The GPWC would have to establish rules to control performance while still being faster than the F1 series. F1 cars are so quick now that the window of opportunity for the manufacturers is both tiny and shrinking. While technically feasible cars achieving 400+ kph and significantly greater cornering speeds than the current vehicles are not an option. Safety concerns have already (and I'm not complaining about this) helped effectively kill overtaking. The manufacturers then need to come up with a formula that is at the same time quicker than F1 and more exciting (ie allows overtaking) - a huge ask.

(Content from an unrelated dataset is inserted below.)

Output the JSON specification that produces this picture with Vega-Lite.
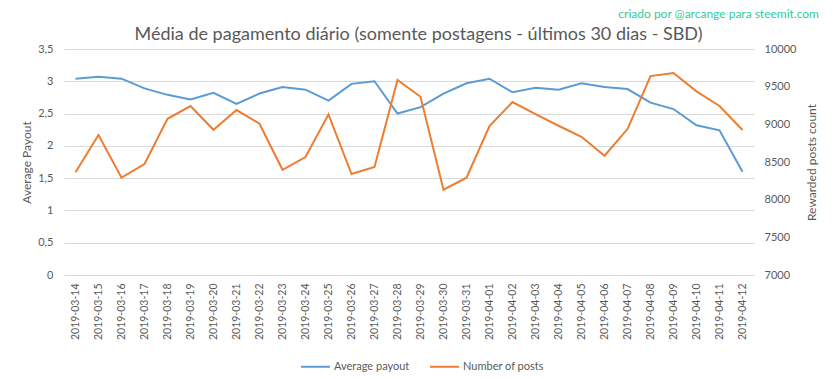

If the GPWC do split off they will have 5 teams, plus probably Toyota and potentially Honda and VW Group. That gives only between 10 and 16 cars if we have a 2 car per team arrangement. Realistically a series would need 20-26 cars to provide enough spectator appeal. With the evolution to super groupings of car manufacturers are there 13 or even 10 manufacturers willing and able to be involved? I'm not sure, but I doubt it, at least in the first few years where the series will be at its most vulnerable.

The threat then is that a reduced technology, parity based, F1 would be able to respond better to a spin-off series than the heavily cashed up manufacturers. By their actions of the last couple of months the FIA now effectively maintain control of the pinnacle of motor sport by default. Great financial strategy, damn shame about the sport. But then, this hasn't been about sport since Bernie found the teat attached to TV rights.

Who wins from all this politicking? Gee, what a surprise, Bernie and Max! And who loses? Another surprise, us!

The reality is that there is only room at the top for one series and the fans will be worse off as a result of these manoeuvrings - either stuck with a FIA driven compromise series or two compromised formulae that both fail to deliver.